As so often, Paul shook his head, then looked up doubtfully. ‘One evening I rebuked him for eating all my dinner. I had prepared none for him, thinking he would not return that evening. As was his habit, he responded with a bitter harangue on the pre-eminence of his work: he told me that he was employed by a great lord, and lesser men should presume nothing but to make straight his way.’
I kept my tone restrained. ‘Did he say which lord?’
‘Of course not. I assumed he meant the lord God. He often spoke of his calling as the Lord’s avenger, the cleansing flame of the Holy Spirit.’
‘Did he speak of what he would avenge?’
For the first time, I drew from Paul a feeble smile. ‘Constantly. He wanted to cleanse the city of her filth, her heresies, and restore purity to her streets. To him she is Babylon, the great mother of whores and abominations, drunk on the blood of the saints.

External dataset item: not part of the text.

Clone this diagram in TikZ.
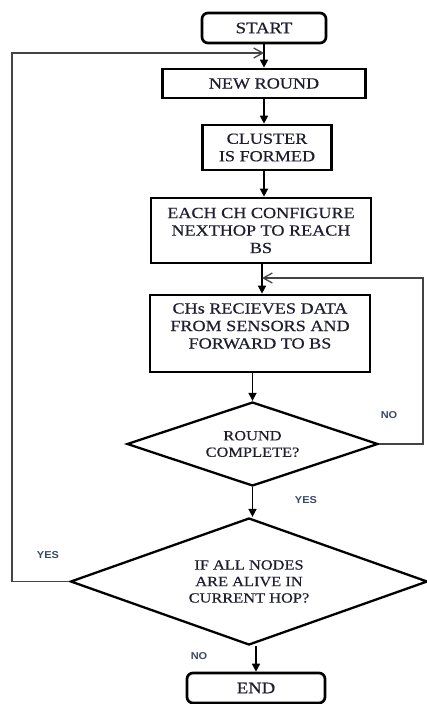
\documentclass[tikz,border=0pt]{standalone}
\usepackage{fontspec}
\setmainfont{Liberation Serif}[FakeStretch=1.17,FakeBold=0.5]
\newfontfamily\lblfont{Liberation Sans}[FakeStretch=1.1]
\usetikzlibrary{shapes.geometric,arrows.meta,calc}
\definecolor{lblcol}{HTML}{3A4868}
\definecolor{loopgray}{HTML}{444444}
\definecolor{txtcol}{HTML}{1E1E30}
\begin{document}
\begin{tikzpicture}[x=1pt,y=-1pt,
  box/.style={draw, line width=2.7pt, rectangle, align=center, inner sep=0pt, text=txtcol, font=\fontsize{15.5}{17.5}\selectfont},
  rbox/.style={box, rounded corners=6pt, font=\fontsize{16}{18}\selectfont},
  btext/.style={align=center, inner sep=0pt, text=txtcol, font=\fontsize{15.5}{17.5}\selectfont},
  dec/.style={draw, diamond, line width=2.3pt, aspect=2.8, inner sep=0pt, align=center, text=txtcol, font=\fontsize{14}{16.5}\selectfont},
  arr/.style={line width=1.6pt, -{Triangle[length=8pt,width=8pt]}},
  loopl/.style={line width=1.9pt, draw=loopgray, -{Straight Barb[length=9pt,width=10pt,line width=1.3pt]}},
  loopr/.style={line width=1.1pt, draw=loopgray, -{Straight Barb[length=9pt,width=10pt,line width=1.3pt]}},
  lbl/.style={font=\lblfont\bfseries\fontsize{10}{12}\selectfont, text=lblcol, inner sep=0pt},
]
\useasboundingbox (0,0) rectangle (426,704);

\node[rbox, minimum width=124pt, minimum height=30pt] (start) at (264,28) {START};
\node[box, minimum width=203pt, minimum height=29pt] (newround) at (264,83.5) {NEW ROUND};
\node[box, minimum width=129pt, minimum height=45pt] (cluster) at (267,147.5) {CLUSTER\\IS FORMED};
\node[box, minimum width=220pt, minimum height=65pt] (each) at (261,230.5) {EACH CH CONFIGURE\\NEXTHOP TO REACH\\BS};
\node[box, minimum width=220pt, minimum height=77pt] (chs) at (260,333.5) {};
\node[btext] (chstext) at (260,326) {CHs RECIEVES DATA\\FROM SENSORS AND\\FORWARD TO BS};
\node[dec, minimum width=251pt, minimum height=84pt] (d1) at (252.5,444) {ROUND\\COMPLETE?};
\node[dec, minimum width=357pt, minimum height=127pt] (d2) at (249,581.5) {IF ALL NODES\\ARE ALIVE IN\\CURRENT HOP?};
\node[rbox, minimum width=138pt, minimum height=30pt] (end) at (256,688) {END};

\coordinate (lj) at (264,53);
\coordinate (lc1) at (12,581.5);
\coordinate (lc2) at (12,53);
\coordinate (rj) at (262,278);
\coordinate (rc1) at (423,444);
\coordinate (rc2) at (423,278);

\draw[arr] (start.south) -- (start.south |- newround.north);
\draw[arr] (newround.south) -- (newround.south |- cluster.north);
\draw[arr] (cluster.south -| newround.south) -- (newround.south |- each.north);
\draw[arr] (each.south -| rj) -- (rj |- chs.north);
\draw[arr] (chs.south -| d1.north) -- (d1.north);
\draw[arr] (d1.south) -- (d1.south |- d2.north);
\draw[arr] (d2.south -| end.north) -- (end.north);

\draw[loopr] (d1.east) -- (rc1) -- (rc2) -- (rj);
\draw[loopl] (d2.west) -- (lc1) -- (lc2) -- (lj);

\node[lbl] (no1) at (389,415) {NO};
\node[lbl] (yes1) at (306,500) {YES};
\node[lbl] (yes2) at (48,555) {YES};
\node[lbl] (no2) at (199,656) {NO};
\end{tikzpicture}
\end{document}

Michael swore that in the hour of her doom she will be made desolate and naked, her flesh will be devoured and burned with fire, and he will be the agent of this destruction.’ His smile widened a little. ‘If you read the apocalypse of the divine Saint John, you will understand.’
‘I know the apocalypse.’
‘During his years in Rheims, he had somehow been persuaded that this was his proper task.’
‘His years where ?’
‘Rheims, I think he called it. A barbarian town. He spent some time at a school there, and later took orders in its abbey. It is where he was re-baptised as Odo. I do not know where it is.’
I did not know where it was either, but I knew I had heard of it. I thought back to a dusty library and a severe archivist lecturing me on Frankish saints.
‘Did your brother ever speak of a Saint Remigius?’ I asked. ‘Or show you a ring inscribed with that name, mounted with a cracked garnet.’ I reached into my pocket, fumbling for the ring which I had carried with me ever since that day in the forest, as if by holding his totem I might gain some grasp over the monk himself. ‘This ring?’
Impervious to the excitement in my voice, Paul shrugged. ‘He did have a ring, but I did not see it closely. It was red; it may be the one you hold. I glimpsed it only when he washed. He said it was a token of the barbarian town.’